| GIVEN PROBLEM |
Starting at the top of the listing, extract every line up to and including the one with "Chart.register(...registerables);". Pictures stay out of the copy.

-------------------------

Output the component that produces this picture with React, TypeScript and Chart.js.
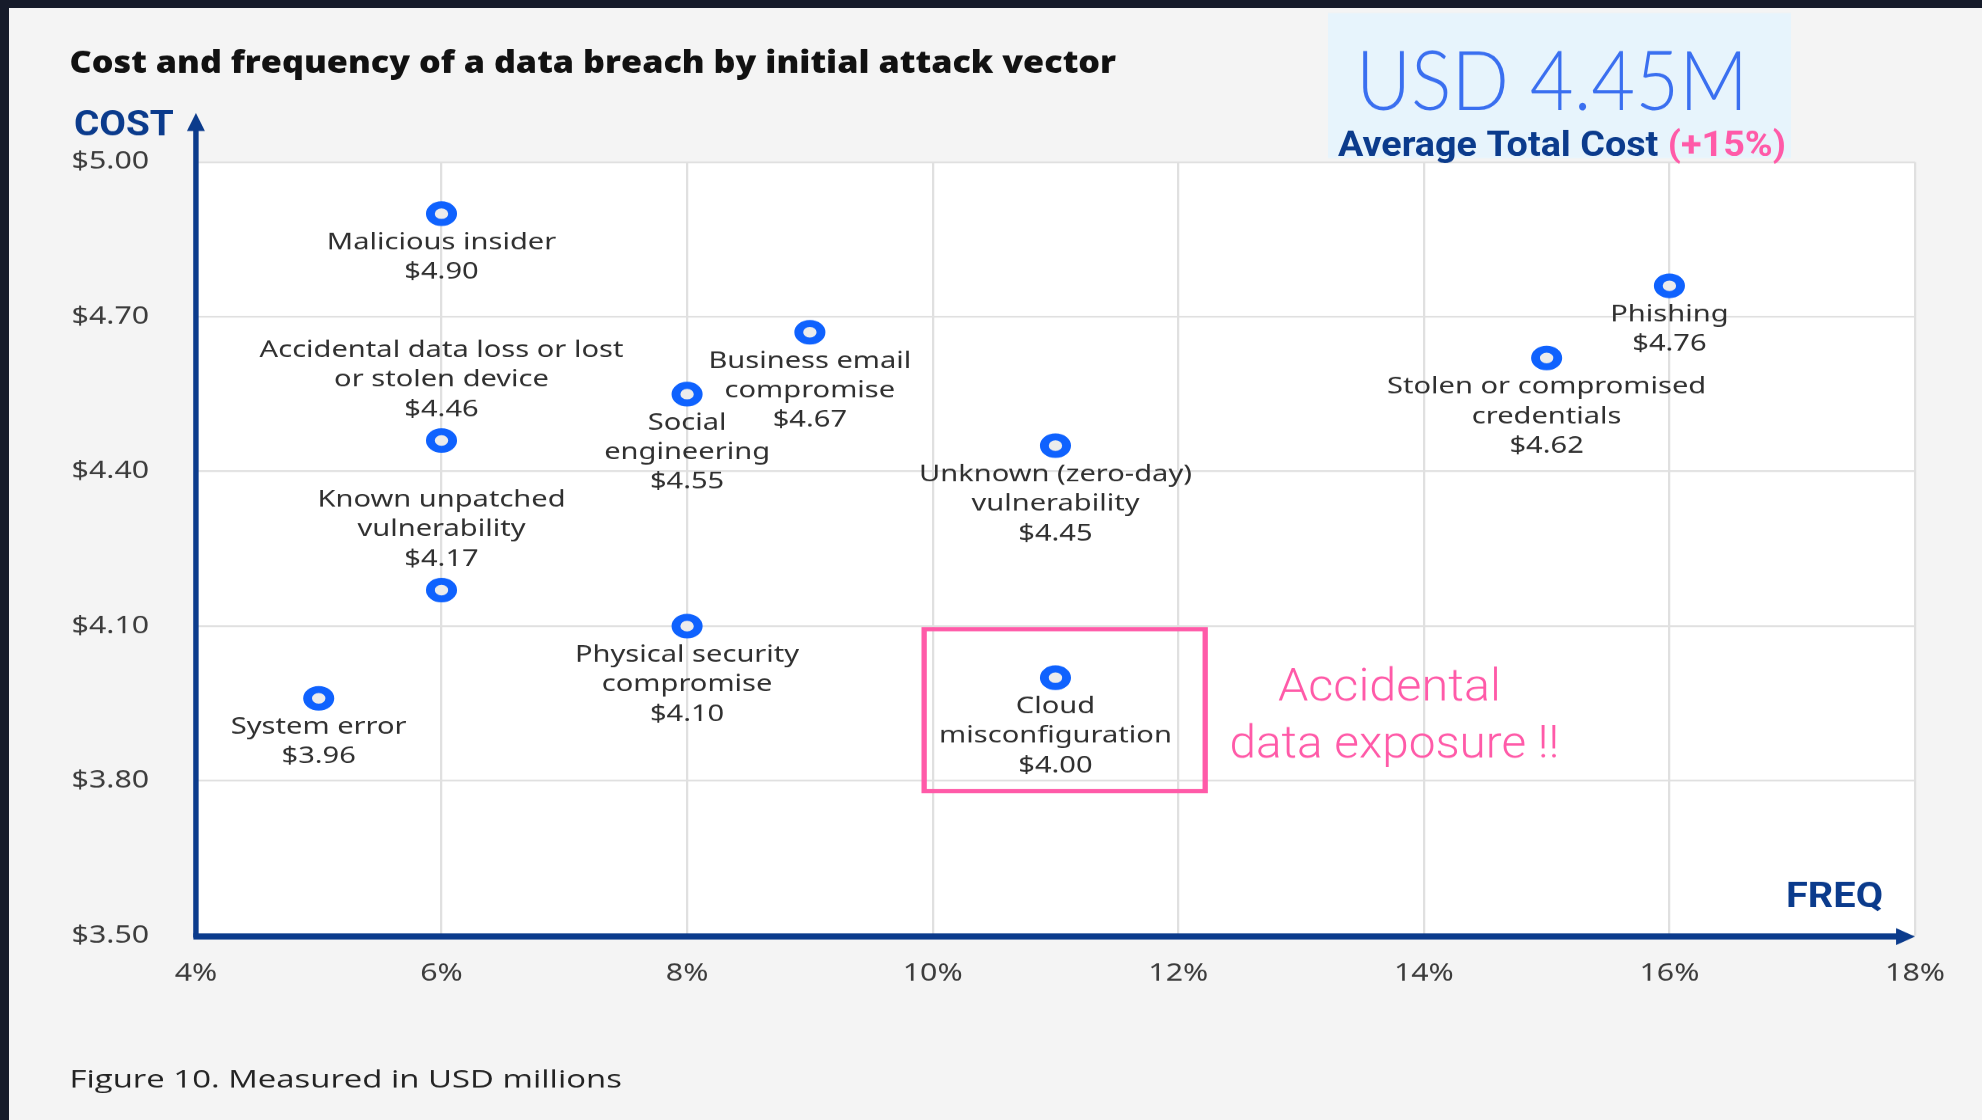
import React, { useEffect, useRef } from 'react';
import { Chart, registerables } from 'chart.js';

Chart.register(...registerables);

// ---------- data ----------
const attackVectors = [
  'Malicious insider',
  'Phishing',
  'Stolen or compromised\ncredentials',
  'Business email\ncompromise',
  'Social\nengineering',
  'Unknown (zero-day)\nvulnerability',
  'Accidental data loss or lost\nor stolen device',
  'Cloud\nmisconfiguration',
  'Physical security\ncompromise',
  'Known unpatched\nvulnerability',
  'System error',
];
const frequencyPct = [6, 16, 15, 9, 8, 11, 6, 11, 8, 6, 5];
const costMillions = [4.9, 4.76, 4.62, 4.67, 4.55, 4.45, 4.46, 4.0, 4.1, 4.17, 3.96];
const labelAboveMarker = [false, false, false, false, false, false, true, false, false, true, false];
const xTicks = [4, 6, 8, 10, 12, 14, 16, 18];
const yTicks = [3.5, 3.8, 4.1, 4.4, 4.7, 5.0];

const highlightBox = { xMin: 9.91, xMax: 12.24, yMin: 3.776, yMax: 4.098 };
const calloutLines = ['Accidental', 'data exposure !!'];
const calloutAnchor = { x: 13.74, y: 3.956 };

const chartTitle = 'Cost and frequency of a data breach by initial attack vector';
const figureCaption = 'Figure 10. Measured in USD millions';
const headlineValue = 'USD 4.45M';
const headlineLabel = 'Average Total Cost ';
const headlineChange = '(+15%)';
const yAxisName = 'COST';
const xAxisName = 'FREQ';

// ---------- styling ----------
const W = 1568;
const H = 1120;
const SX = 1982 / 1568;
const NAVY = '#0b3b8c';
const PINK = '#ff5aa8';
const MARK_BLUE = '#0f62fe';

function fitText(ctx: CanvasRenderingContext2D, text: string, x: number, y: number, width: number, align: CanvasTextAlign) {
  const w = ctx.measureText(text).width || 1;
  const k = width / w;
  ctx.save();
  ctx.translate(x, y);
  ctx.scale(k, 1);
  ctx.textAlign = align;
  ctx.fillText(text, 0, 0);
  ctx.restore();
  return k;
}

const plotBackground = {
  id: 'plotBackground',
  beforeDraw(chart: any) {
    const { ctx, chartArea: a } = chart;
    ctx.save();
    ctx.fillStyle = '#ffffff';
    ctx.fillRect(a.left, a.top, a.right - a.left, a.bottom - a.top);
    ctx.restore();
  },
};

const pointLabels = {
  id: 'pointLabels',
  afterDatasetsDraw(chart: any) {
    const { ctx } = chart;
    const meta = chart.getDatasetMeta(0);
    ctx.save();
    ctx.font = '23px "Noto Sans"';
    ctx.fillStyle = '#303030';
    ctx.textAlign = 'center';
    ctx.textBaseline = 'middle';
    const lh = 29.5;
    meta.data.forEach((pt: any, i: number) => {
      const lines = attackVectors[i].split('\n').concat('$' + costMillions[i].toFixed(2));
      lines.forEach((line, j) => {
        const yy = labelAboveMarker[i]
          ? pt.y - 31 - (lines.length - 1 - j) * lh
          : pt.y + 29 + j * lh;
        ctx.fillText(line, pt.x, yy);
      });
    });
    ctx.restore();
  },
};

const decorations = {
  id: 'decorations',
  afterDraw(chart: any) {
    const { ctx, chartArea: a, scales } = chart;
    const xs = scales.x;
    const ys = scales.y;
    ctx.save();

    // highlight box
    const bx1 = xs.getPixelForValue(highlightBox.xMin);
    const bx2 = xs.getPixelForValue(highlightBox.xMax);
    const by1 = ys.getPixelForValue(highlightBox.yMax);
    const by2 = ys.getPixelForValue(highlightBox.yMin);
    ctx.strokeStyle = PINK;
    ctx.lineWidth = 4.2;
    ctx.strokeRect(bx1 + 2, by1 + 2, bx2 - bx1 - 4, by2 - by1 - 4);

    // axis arrows
    ctx.strokeStyle = NAVY;
    ctx.fillStyle = NAVY;
    ctx.lineWidth = 4.3;
    ctx.beginPath();
    ctx.moveTo(a.left, a.bottom + 2);
    ctx.lineTo(a.left, a.top - 32);
    ctx.stroke();
    ctx.beginPath();
    ctx.moveTo(a.left - 7.1, a.top - 31);
    ctx.lineTo(a.left, a.top - 49);
    ctx.lineTo(a.left + 7.1, a.top - 31);
    ctx.closePath();
    ctx.fill();

    ctx.lineWidth = 6;
    ctx.beginPath();
    ctx.moveTo(a.left - 2, a.bottom + 1);
    ctx.lineTo(a.right - 14, a.bottom + 1);
    ctx.stroke();
    ctx.beginPath();
    ctx.moveTo(a.right - 15, a.bottom + 1 - 8.5);
    ctx.lineTo(a.right, a.bottom + 1);
    ctx.lineTo(a.right - 15, a.bottom + 1 + 8.5);
    ctx.closePath();
    ctx.fill();

    // axis names
    ctx.textBaseline = 'alphabetic';
    ctx.font = 'bold 35px Roboto';
    fitText(ctx, yAxisName, a.left - 96.5, a.top - 27, 79, 'left');
    fitText(ctx, xAxisName, a.right - 25.3, a.bottom - 28, 76.7, 'right');

    // title & caption
    ctx.fillStyle = '#111111';
    ctx.font = '800 31px "Open Sans"';
    fitText(ctx, chartTitle, 55, 73, 828, 'left');
    ctx.fillStyle = '#222222';
    ctx.font = '500 25px "Open Sans"';
    fitText(ctx, figureCaption, 55, 1087, 437, 'left');

    // headline box
    ctx.fillStyle = '#e7f4fc';
    ctx.fillRect(1050.6, 13, 366.3, 145);
    ctx.fillStyle = '#3a6ff0';
    ctx.font = '300 83px Lato';
    fitText(ctx, headlineValue, 1072.8, 110, 310, 'left');
    ctx.font = 'bold 35px Roboto';
    const full = ctx.measureText(headlineLabel + headlineChange).width;
    const k = 354.4 / full;
    const lw = ctx.measureText(headlineLabel).width;
    ctx.fillStyle = NAVY;
    ctx.save();
    ctx.translate(1058.5, 156);
    ctx.scale(k, 1);
    ctx.textAlign = 'left';
    ctx.fillText(headlineLabel, 0, 0);
    ctx.fillStyle = PINK;
    ctx.fillText(headlineChange, lw, 0);
    ctx.restore();

    // callout
    ctx.fillStyle = PINK;
    ctx.font = '300 46px Roboto';
    const cx = xs.getPixelForValue(calloutAnchor.x);
    const cy = ys.getPixelForValue(calloutAnchor.y);
    fitText(ctx, calloutLines[0], cx - 2, cy, 176.4, 'center');
    fitText(ctx, calloutLines[1], cx + 2, cy + 57, 261, 'center');

    ctx.restore();
  },
};

export default function App() {
  const ref = useRef<HTMLCanvasElement>(null);

  useEffect(() => {
    const canvas = ref.current;
    if (!canvas) return;
    const tickFont = { family: '"Noto Sans"', size: 24 };
    const chart = new Chart(canvas, {
      type: 'scatter',
      data: {
        datasets: [
          {
            data: frequencyPct.map((f, i) => ({ x: f, y: costMillions[i] })),
            pointRadius: 8.8,
            pointHoverRadius: 8.8,
            pointBorderWidth: 7,
            pointBackgroundColor: '#ececec',
            pointBorderColor: MARK_BLUE,
          },
        ],
      },
      options: {
        responsive: false,
        animation: false,
        devicePixelRatio: SX,
        events: [],
        layout: { padding: { top: 162, right: 53, bottom: 125, left: 0 } },
        plugins: {
          legend: { display: false },
          tooltip: { enabled: false },
          title: { display: false },
        },
        scales: {
          x: {
            type: 'linear',
            min: 4,
            max: 18,
            afterFit: (s: any) => {
              s.height = 60;
            },
            afterBuildTicks: (s: any) => {
              s.ticks = xTicks.map((v) => ({ value: v }));
            },
            ticks: {
              callback: (v: any) => v + '%',
              font: tickFont,
              color: '#3c3c3c',
              padding: 23.6,
              maxRotation: 0,
              autoSkip: false,
            },
            grid: { color: '#e0e0e0', lineWidth: 1.8, drawTicks: false },
            border: { display: false },
          },
          y: {
            type: 'linear',
            min: 3.5,
            max: 5.0,
            afterFit: (s: any) => {
              s.width = 155;
            },
            afterBuildTicks: (s: any) => {
              s.ticks = yTicks.map((v) => ({ value: v }));
            },
            ticks: {
              callback: (v: any) => '$' + Number(v).toFixed(2),
              font: tickFont,
              color: '#3c3c3c',
              padding: 37,
              autoSkip: false,
            },
            grid: { color: '#e0e0e0', lineWidth: 1.8, drawTicks: false },
            border: { display: false },
          },
        },
      } as any,
      plugins: [plotBackground, pointLabels, decorations],
    });
    return () => chart.destroy();
  }, []);

  return (
    <div
      style={{
        position: 'absolute',
        left: 0,
        top: 0,
        width: 1982,
        height: 1120,
        background: '#161b2a',
        overflow: 'hidden',
      }}
    >
      <div style={{ position: 'absolute', left: 9, top: 8, right: 0, bottom: 0, background: '#f4f4f4' }} />
      <div
        style={{
          position: 'absolute',
          left: 0,
          top: 0,
          width: W,
          height: H,
          transform: `scaleX(${SX})`,
          transformOrigin: '0 0',
        }}
      >
        <canvas ref={ref} width={W} height={H} style={{ display: 'block' }} />
      </div>
    </div>
  );
}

-------------------------

| CORRECT OUTPUT |
Output the component that produces this picture with React, TypeScript and Chart.js.
import React, { useEffect, useRef } from 'react';
import { Chart, registerables } from 'chart.js';

Chart.register(...registerables);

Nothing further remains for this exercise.